On se prive parfois de certains articles dont le contenu est intéressant, et pour lequel on a du mal à définir la structuration spécifique pour un article dit scientifique. Donc l’aide à la rédaction doit arriver bien en amont, et pas uniquement quand l’article arrive sur le bureau du Comité de rédaction. Nous allons poursuivre nos efforts, et il y a probablement des éclaircissements à apporter à notre lectorat concernant cette aide à la rédaction.
Pouvez-vous détailler quelles seront vos principales missions en tant que Rédacteur en chef et comment fonctionne actuellement le Comité de rédaction ?

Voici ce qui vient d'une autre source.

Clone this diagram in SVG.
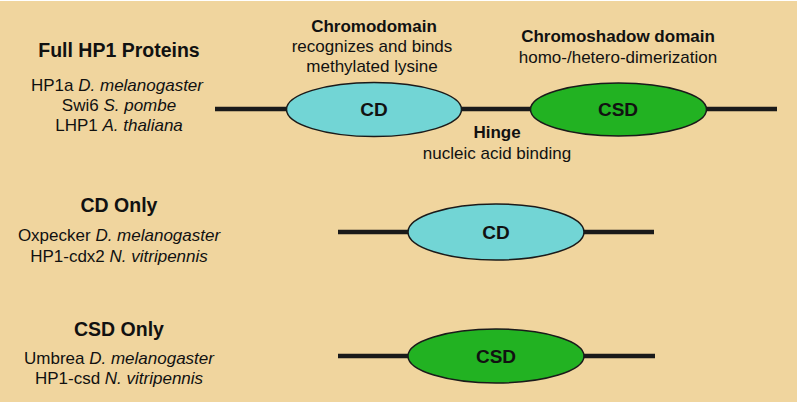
<svg xmlns="http://www.w3.org/2000/svg" width="797" height="402" viewBox="0 0 797 402">
<style>
text{font-family:"Liberation Sans",Arial,sans-serif;fill:#111;text-anchor:middle}
.h{font-weight:bold;font-size:19.5px}
.s{font-size:17px}
.b{font-weight:bold;font-size:17px}
.l{font-weight:bold;font-size:19px}
.cd{fill:#72D5D5;stroke:#1a1a1a;stroke-width:1.5}
.csd{fill:#22B222;stroke:#1a1a1a;stroke-width:1.5}
.ln{stroke:#1a1a1a;stroke-width:4.5;fill:none}
</style>
<rect x="0" y="0" width="797" height="402" fill="#F0D59E"/>
<rect x="0" y="0" width="797" height="1" fill="#fff"/>
<g id="connectors">
<line class="ln" x1="215" y1="109" x2="288" y2="109"/>
<line class="ln" x1="460" y1="109" x2="532" y2="109"/>
<line class="ln" x1="705" y1="109" x2="777" y2="109"/>
<line class="ln" x1="338" y1="232" x2="410" y2="232"/>
<line class="ln" x1="582" y1="232" x2="654" y2="232"/>
<line class="ln" x1="338" y1="356" x2="410" y2="356"/>
<line class="ln" x1="582" y1="356" x2="655" y2="356"/>
</g>
<g id="full-label">
<text class="h" x="119" y="57">Full HP1 Proteins</text>
<text class="s" x="117" y="91">HP1a <tspan font-style="italic">D. melanogaster</tspan></text>
<text class="s" x="119" y="111">Swi6 <tspan font-style="italic">S. pombe</tspan></text>
<text class="s" x="119" y="131">LHP1 <tspan font-style="italic">A. thaliana</tspan></text>
</g>
<g id="full-cd">
<ellipse class="cd" cx="374" cy="109.5" rx="87.5" ry="27"/>
<text class="l" x="374" y="116">CD</text>
<text class="b" x="374" y="32">Chromodomain</text>
<text class="s" x="372" y="52">recognizes and binds</text>
<text class="s" x="372" y="72">methylated lysine</text>
</g>
<g id="full-csd">
<ellipse class="csd" cx="618.5" cy="109.5" rx="88" ry="26.5"/>
<text class="l" x="618" y="116">CSD</text>
<text class="b" x="618" y="42">Chromoshadow domain</text>
<text class="s" x="618" y="63">homo-/hetero-dimerization</text>
</g>
<g id="hinge">
<text class="b" x="497" y="138">Hinge</text>
<text class="s" x="497" y="159">nucleic acid binding</text>
</g>
<g id="cd-only-label">
<text class="h" x="119" y="212">CD Only</text>
<text class="s" x="119" y="241">Oxpecker <tspan font-style="italic">D. melanogaster</tspan></text>
<text class="s" x="119" y="262">HP1-cdx2 <tspan font-style="italic">N. vitripennis</tspan></text>
</g>
<g id="cd-only">
<ellipse class="cd" cx="496" cy="232" rx="88" ry="28"/>
<text class="l" x="496" y="239">CD</text>
</g>
<g id="csd-only-label">
<text class="h" x="119" y="336">CSD Only</text>
<text class="s" x="119" y="364">Umbrea <tspan font-style="italic">D. melanogaster</tspan></text>
<text class="s" x="119" y="384">HP1-csd <tspan font-style="italic">N. vitripennis</tspan></text>
</g>
<g id="csd-only">
<ellipse class="csd" cx="496" cy="356" rx="88" ry="27"/>
<text class="l" x="496" y="363">CSD</text>
</g>
</svg>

Le Rédacteur en chef travaille en articulation avec ses adjoints, qui sont au nombre de trois. Nous sommes en train de sélectionner deux nouveaux rédacteurs en chef adjoints pour prendre le relais de Christine Ferron et de Cécile Fournier aux rubriques « Pratiques et organisation des services de santé » et « Politiques, expertises et interventions en santé publique ». Le mandat de la rédactrice en chef adjointe en charge de la rubrique « Afrique et perspectives internationales », Fatoumata Hane, est encore en cours. Pour sa part, le Comité de rédaction est composé d’une vingtaine de membres et est sollicité pour sélectionner les articles soumis au processus de révision par les pairs et pour animer le débat sur les orientations de notre ligne éditoriale; au plus proche de l’actualité et des grands enjeux de santé publique auxquels nous sommes et seront confrontés. Le renouvellement du Comité de rédaction est lui aussi prévu au cours de cette année. Un appel à candidatures circulera plus tard dans le printemps.
Pour finir, le rédacteur en chef doit être le garant de l’indépendance éditoriale de la revue tout en se faisant le porte-parole des prises de position du Conseil d’administration de la SFSP auprès de son Comité de rédaction.